At the start of this year, FSC-Watch reported on the ‘suspension’ of the FSC certificate of Malaysian-owned Guyanese logging company, Barama. A statement issued today by the President of Guyana, Bharrat Jagdeo, who accuses Barama of “fraud”, will come as a further embarrassment to supporters of the certificate.
One of the issues which the ‘suspension’ of Barama’s certificate raised was the extent to which the FSC system is able or unable to detect high-level fraud and corruption associated with companies seeking certification. In the case of Barama, it was a widely known secret that something very suspicious was going on, because the company had not declared a profit (and therefore not paid the relevant taxes to the empoverished Guyanese state) for 15 years.

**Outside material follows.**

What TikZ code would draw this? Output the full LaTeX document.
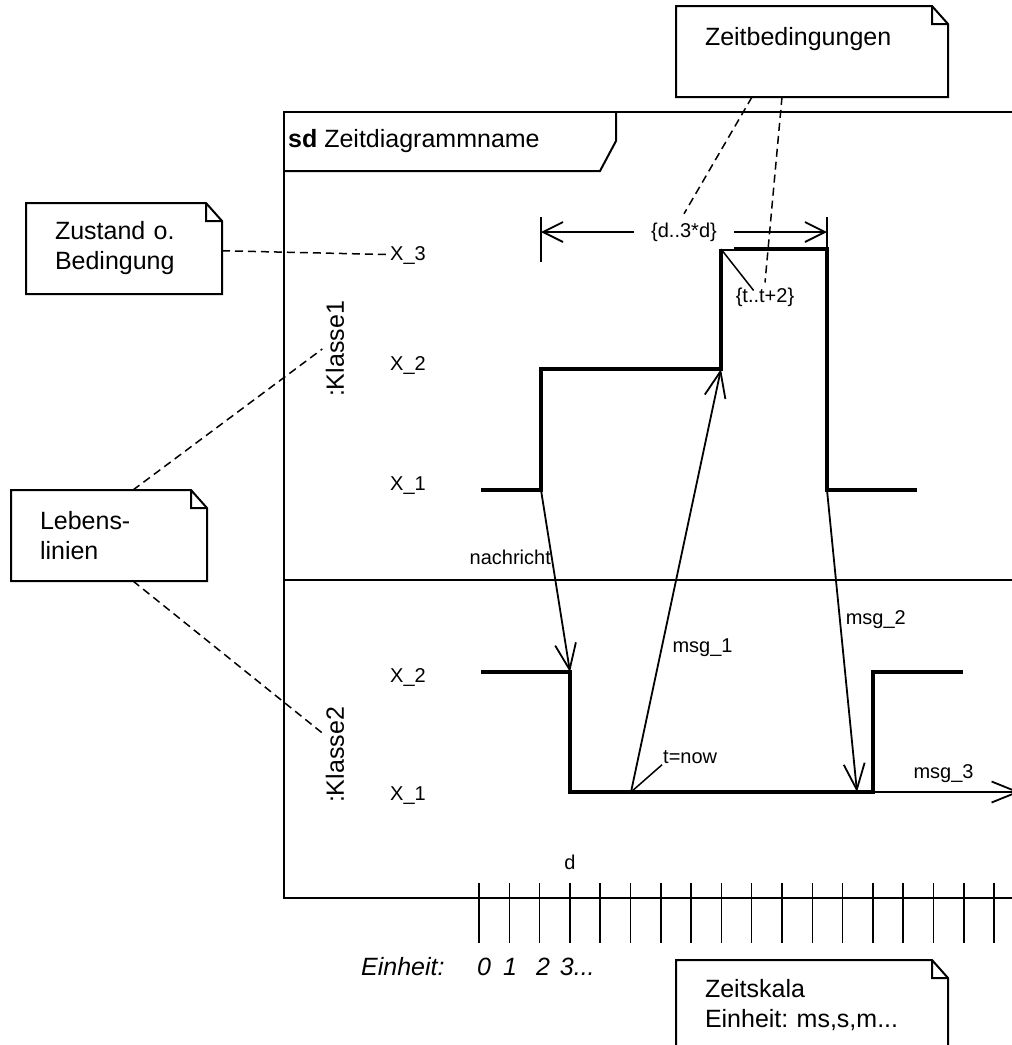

Investigating this situation, the FSC noted that “The evaluation of the financial performance of forest enterprises is outside the scope of FSC certification and was not investigated during [our] surveillance audit [of Barama’s certifier SGS]”.
President Jagdeo has now confirmed what many people in Guyana have known all along – that Barama, other forest concession owners, and officials of the Guyana Forestry Commission, have been found culpable in a scam to “defraud the government of revenue”. The full report appeared today’s Guyana Chronicle
Clearly, there are some lessons here for FSC but, meanwhile, staunch supporters of the certificate, WWF, are still promoting the certification of Barama as a “record-setting accomplishment for tropical forest conservation in South America“.
FSC-Watch believes that both FSC and WWF should be talking to Guyanese civil society experts in order to learn from them how to detect such frauds in the future.